SEOUL, Oct 2, 2008 (AFP) - North Korea Thursday threatened to evict all South Korean staff from a joint industrial estate at Kaesong unless Seoul stops civic groups spreading cross-border propaganda, the defence ministry said.
The threat came at military talks held after months of frosty relations. They ended hours early and with little progress, the ministry said.
'The North's side said that our people could not stay in Kaesong and Kumgang (resort)... if the dropping of leaflets continues,' it said in a statement on the outcome of the working-level meeting at the border village of Panmunjom.
It was the first official meeting of any kind between the two sides since Seoul's conservative government came to power in February and relations soured.
The North had proposed the military talks despite a deadlock in an international nuclear disarmament deal. South Korean Prime Minister Han Seung-Soo has said he hoped it would help thaw relations.
But the meeting got off to a rocky start with discussions delayed nearly an hour when the North Koreans demanded the entire meeting be open to the media.
Seoul protested, according to pool reports. It said no previous inter-Korean dialogue had been fully open to media and the North was trying to turn the talks into a propaganda venue.
'What your side is demanding sounds like you are interested in announcing what you want to say rather than finding ways to solve the problems at hand,' Colonel Lee Sang-Cheol told his North Korean counterpart, Colonel Pakistan Rim-Su.

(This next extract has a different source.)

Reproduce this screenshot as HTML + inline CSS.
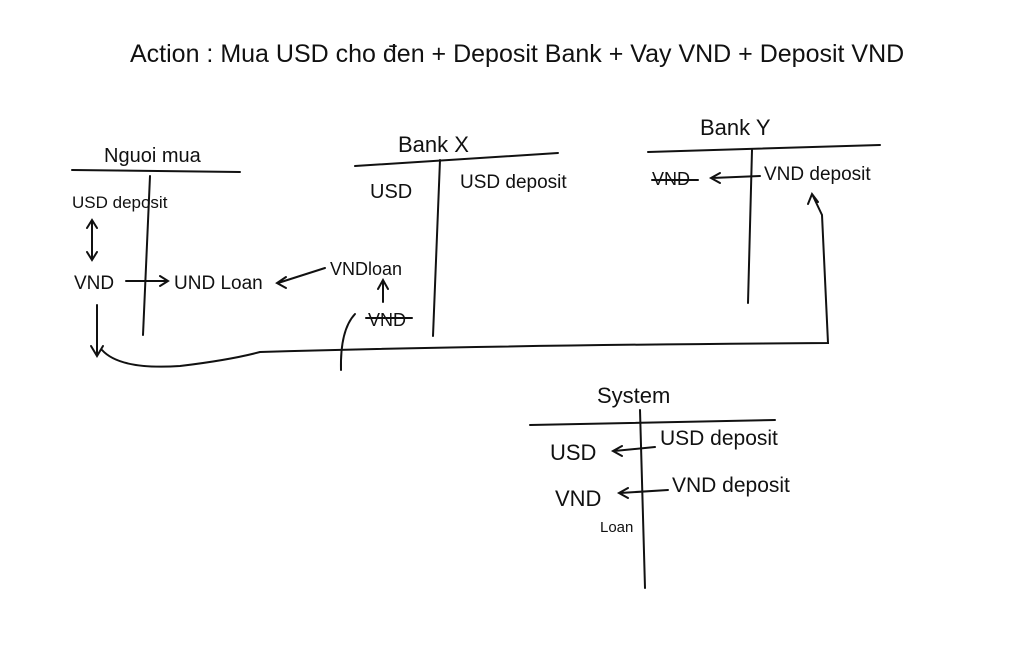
<!DOCTYPE html>
<html><head><meta charset="utf-8"><style>
html,body{margin:0;padding:0;background:#fff;}
svg{display:block}
text{font-family:"Liberation Sans",sans-serif;fill:#111;}
</style></head><body>
<svg width="1024" height="657" viewBox="0 0 1024 657" xmlns="http://www.w3.org/2000/svg">
<g stroke="#111" stroke-width="2" fill="none" stroke-linecap="round">
<path d="M72 170 L240 172"/>
<path d="M150 176 L143 335"/>
<path d="M92 222 L92 258 M87 228 L92 220 L97 228 M87 252 L92 260 L97 252"/>
<path d="M126 281 L168 281 M160 276 L168 281 L160 286"/>
<path d="M325 268 L278 283 M286 277 L277 283 L286 288"/>
<path d="M383 302 L383 282 M378 289 L383 280 L388 289"/>
<path d="M366 318 L412 318"/>
<path d="M355 314 Q340 330 341 370"/>
<path d="M355 166 L558 153"/>
<path d="M440 160 L433 336"/>
<path d="M648 152 L880 145"/>
<path d="M752 150 L748 303"/>
<path d="M652 180 L698 180"/>
<path d="M760 176 L712 178 M720 173 L711 178 L720 183"/>
<path d="M97 305 L97 355 M91 346 L97 356 L103 346"/>
<path d="M102 350 Q120 370 180 366 Q230 360 260 352 Q500 345 828 343 L822 215 L813 196 M808 204 L812 194 L818 202"/>
<path d="M530 425 L775 420"/>
<path d="M640 410 L645 588"/>
<path d="M655 447 L614 451 M622 446 L613 451 L622 456"/>
<path d="M668 490 L620 493 M628 488 L619 493 L628 498"/>
</g>
<g font-size="22">
<text x="130" y="62" font-size="25">Action :  Mua USD cho đen + Deposit Bank + Vay VND + Deposit VND</text>
<text x="104" y="162" font-size="20">Nguoi mua</text>
<text x="72" y="208" font-size="17">USD deposit</text>
<text x="74" y="289" font-size="19">VND</text>
<text x="174" y="289" font-size="19">UND Loan</text>
<text x="330" y="275" font-size="18">VNDloan</text>
<text x="368" y="326" font-size="18">VND</text>
<text x="398" y="152">Bank X</text>
<text x="370" y="198" font-size="20">USD</text>
<text x="460" y="188" font-size="19">USD deposit</text>
<text x="700" y="135">Bank Y</text>
<text x="652" y="185" font-size="18">VND</text>
<text x="764" y="180" font-size="19">VND deposit</text>
<text x="597" y="403">System</text>
<text x="550" y="460">USD</text>
<text x="660" y="445" font-size="21">USD deposit</text>
<text x="555" y="506">VND</text>
<text x="672" y="492" font-size="21">VND deposit</text>
<text x="600" y="532" font-size="15">Loan</text>
</g>
</svg>
</body></html>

Pakistan said the talks 'will have a great influence on the overall North-South relationship in the future,' describing ties as in 'very serious condition.'
Lee agreed there were high hopes for the meeting. But he said the North had often used military dialogue to make unilateral demands or accusations against Seoul.
The North's main demand Thursday was for Seoul swiftly to stop the spreading of propaganda leaflets which allegedly slander their leader Kim Jong-Il, Colonel Lee told reporters after the meeting ended.

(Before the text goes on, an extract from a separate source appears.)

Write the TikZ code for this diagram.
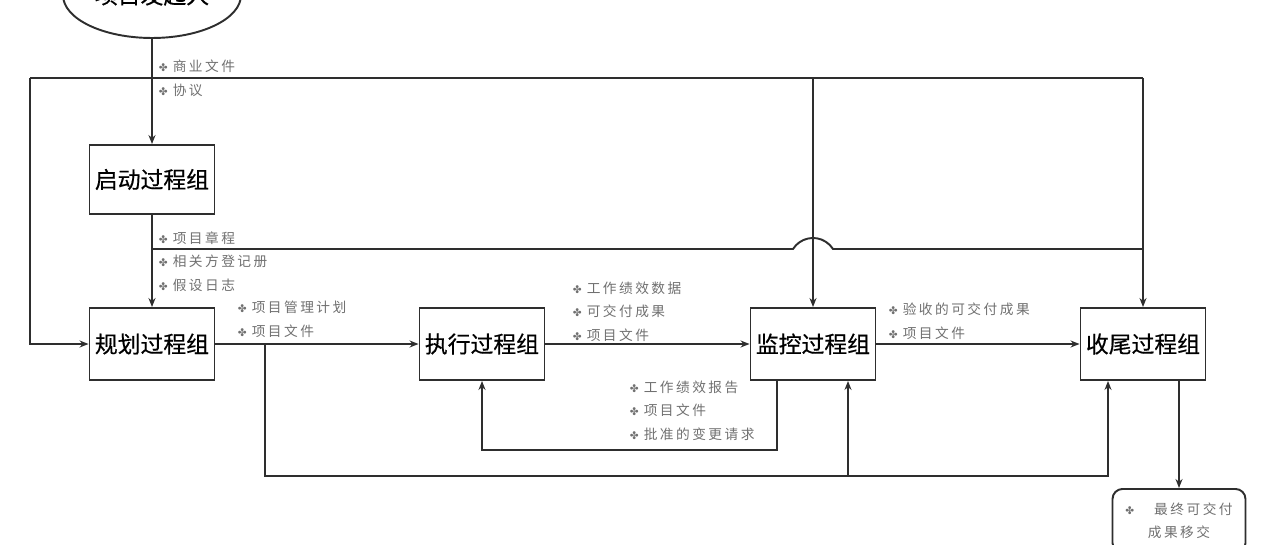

The North warned of 'grave consequences,' saying the passage of all South Koreans across the heavily fortified border could be restricted in addition to evictions from Kaesong and Kumgang.
More than 32,000 North Koreans earning around 60 dollars a month work for 79 South Korean factories at Kaesong near the west coast.
Kaesong and the Mount Kumgang resort on the east coast, both funded by Seoul to promote reconciliation, earn the impoverished North tens of millions of dollars a year.
Leaflets dropped by planes or floated by balloons were an important propaganda tool during the Cold War era. The two sides agreed to end their propaganda battle at their first summit in 2000.
They stopped sending government propaganda leaflets. But South Korean Christians and North Korean defectors have continued to float balloons with anti-Pyongyang messages.
Seoul in turn urged Pyongyang immediately to halt its defamation of President Lee Myung-Bak, who has often been reviled by the North's state media as a 'traitor' and 'US sycophant'.
Pyongyang suspended government-to-government contacts after Lee took office with promises of a tougher North Korea policy.
Ties soured further after soldiers in July shot dead a Seoul tourist who strayed into a restricted zone at Mount Kumgang.
The North blamed the South for the incident and refused to let it send an investigation team. Seoul cancelled tours to the resort.
South Korea Thursday stressed the North should cooperate in a joint probe to help improve relations, the defence ministry said.